The passive intellect (Latin: intellectus possibilis; also translated as potential intellect or material intellect), is a term used in philosophy alongside the notion of the active intellect in order to give an account of the operation of the intellect (nous), in accordance with the theory of hylomorphism, as most famously put forward by Aristotle.
Aristotle gives his most substantial account of the passive intellect (nous pathetikos) in De Anima (On the Soul), Book III, chapter 4. In Aristotle's philosophy of mind, the passive intellect "is what it is by becoming all things." By this Aristotle means that the passive intellect can potentially become anything by receiving that thing's intelligible form. The active intellect (nous poietikos) is then required to illuminate the passive intellect to make the potential knowledge into knowledge in act, in the same way that light makes potential colors into actual colors.
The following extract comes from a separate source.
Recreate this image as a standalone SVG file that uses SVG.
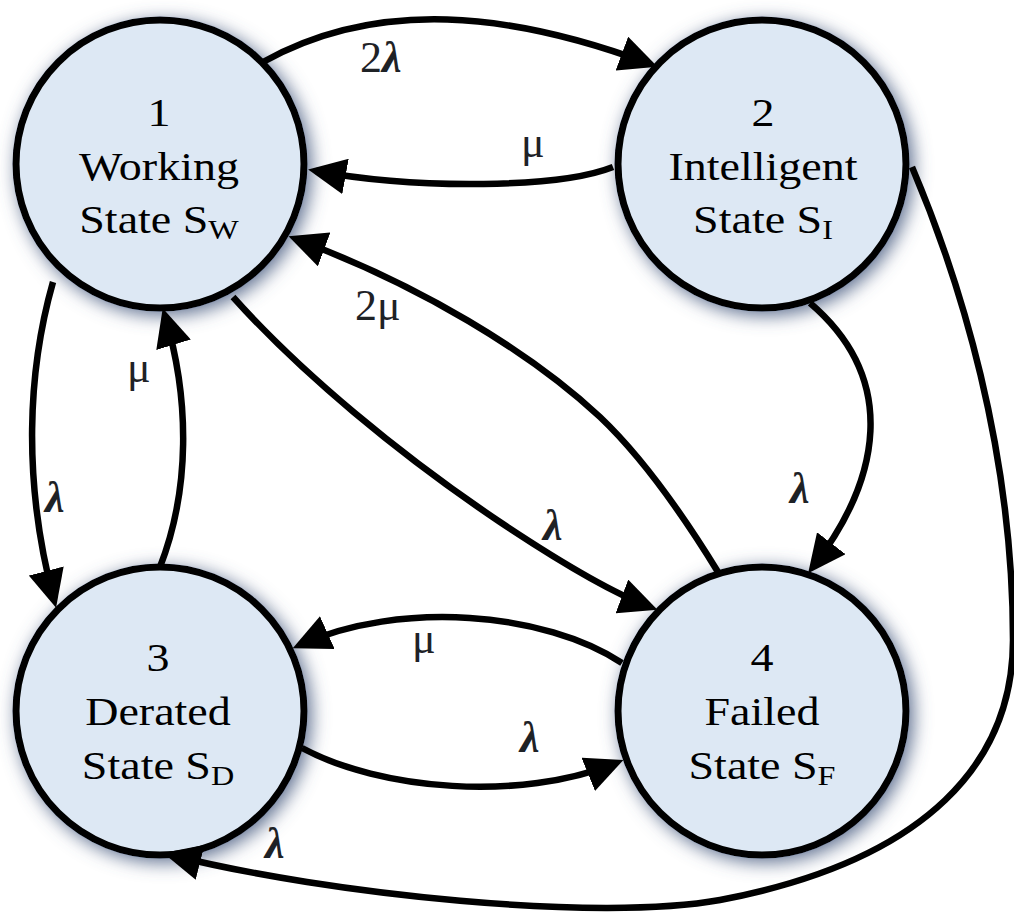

The analysis of this distinction is very brief, which has led to dispute as to what it means.
Greek thought
While Greek commentators such as Alexander of Aphrodisias and Themistius were broadly silent on the active intellect (debate over this would only become heated in the thirteenth-century Christian West in the context of debates over whether Avicenna or Averroes provided the account of the working of the intellect that best cohered with Christian doctrine), they provided a great deal of commentary on the nature of the passive intellect. For Alexander of Aphrodisias, for instance, (who coined the term of the 'material intellect' for this power, a name later taken up by Averroes), the passive intellect was a separate intellect from the active.